Non sai neppure come si pronunci il tuo nome, le dicono, perché lei non parla il faroese e quella, per lei, è una lingua straniera. Eppure, in uno stranissimo modo, è la sua lingua madre.
Tutta la verità sui migranti
Anch’io mi sento di rientrare nella categoria, perché in un modo assolutamente privilegiato e quasi del tutto indolore anch’io ho lasciato il mio posto, la mia cultura, tutte le cose a me familiari e sono andata via.
Migrare non è facile. Chi oggi grida la pacchia è finita a chi decide di intraprendere un viaggio lungo e pericoloso pur di lasciare la propria terra non ha idea, nessuno di noi ce l’ha.
E se lasciare la propria terra è così difficile anche quando è facile, quando hai soldi, un lavoro, una nave o un aereo che ti portano dall’altra parte, non oso immaginare cosa sia farlo attraversando mezzo continente africano e alla fine imbarcarsi su un gommone pericolante.

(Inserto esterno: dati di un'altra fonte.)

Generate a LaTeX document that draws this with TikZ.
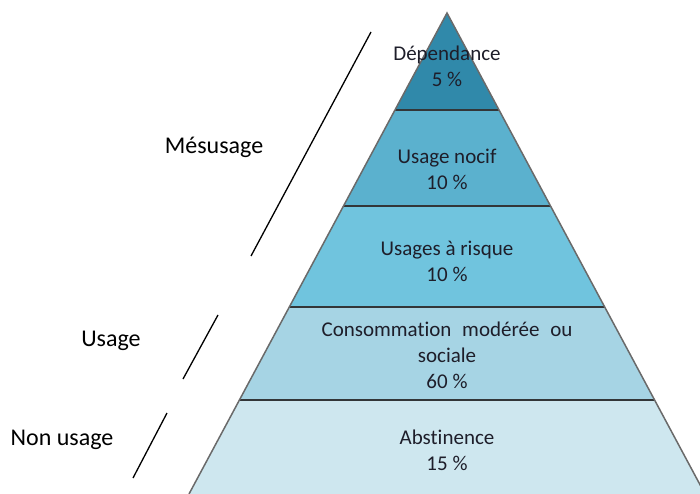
\documentclass[tikz,border=0pt]{standalone}
\usepackage{fontspec}
\setmainfont{Carlito}[Ligatures=NoCommon]
\definecolor{cDep}{HTML}{3089AA}
\definecolor{cNoc}{HTML}{5BB1CE}
\definecolor{cRis}{HTML}{70C4DE}
\definecolor{cMod}{HTML}{A6D4E4}
\definecolor{cAbs}{HTML}{CEE7EF}
\definecolor{cTxt}{HTML}{1E1E2A}
\definecolor{cEdge}{HTML}{6A6A6A}
\definecolor{cSep}{HTML}{333638}
\begin{document}
\begin{tikzpicture}[x=1pt,y=-1pt,
  layertext/.style={align=center,text=cTxt,font=\fontsize{21}{26}\selectfont,inner sep=0pt},
  sidelabel/.style={text=black,font=\fontsize{24}{28}\selectfont,inner sep=0pt},
  sep/.style={draw=cSep,line width=2pt},
  edge/.style={draw=cEdge,line width=1.5pt},
  slash/.style={draw=black,line width=1.3pt}]
\useasboundingbox (0,0) rectangle (700,494);
\begin{scope}
\clip (0,0) rectangle (700,494);
% layers
\fill[cDep] (447,13) -- (395,110) -- (499,110) -- cycle;
\fill[cNoc] (395,110) -- (343.5,206) -- (550.5,206) -- (499,110) -- cycle;
\fill[cRis] (343.5,206) -- (289.3,307) -- (604.7,307) -- (550.5,206) -- cycle;
\fill[cMod] (289.3,307) -- (239.4,400) -- (654.6,400) -- (604.7,307) -- cycle;
\fill[cAbs] (239.4,400) -- (189,494) -- (705,494) -- (654.6,400) -- cycle;
% separators
\draw[sep] (395,110) -- (499,110);
\draw[sep] (343.5,206) -- (550.5,206);
\draw[sep] (289.3,307) -- (604.7,307);
\draw[sep] (239.4,400) -- (654.6,400);
% outline
\draw[edge] (189,494) -- (447,13) -- (705,494);
\end{scope}
% texts
\node[layertext] (dep) at (447,66) {Dépendance\\5 \%};
\node[layertext] (noc) at (447,169) {Usage nocif\\10 \%};
\node[layertext] (ris) at (447,261) {Usages à risque\\10 \%};
\node[layertext] (mod) at (447,355) {Consommation\hspace{6pt} modérée\hspace{6pt} ou\\sociale\\60 \%};
\node[layertext] (abs) at (447,450) {Abstinence\\15 \%};
% side labels
\node[sidelabel] (mes) at (214,147) {Mésusage};
\node[sidelabel] (usa) at (111,341) {Usage};
\node[sidelabel] (non) at (62,440) {Non usage};
% slashes
\coordinate (m1) at (371,32);
\coordinate (m2) at (251,256);
\coordinate (u1) at (218,315);
\coordinate (u2) at (183,379);
\coordinate (n1) at (167,413);
\coordinate (n2) at (133,478);
\draw[slash] (m1) -- (m2);
\draw[slash] (u1) -- (u2);
\draw[slash] (n1) -- (n2);
\end{tikzpicture}
\end{document}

La migrazione di cui ci parla Siri Jacobsen non è certamente la migrazione che vediamo ogni giorno sui giornali, ma nella sua intensissima delicatezza, l’autrice riesce a tirar fuori dei tratti comuni che parlano di tutti quelli che hanno lasciato il loro posto per andare in un altro.
DISCLAIM
- Questo post non è stato sponsorizzato da Iperborea, né dalla comunità di pescatori del Mare del Nord residenti presso le isole Faroe.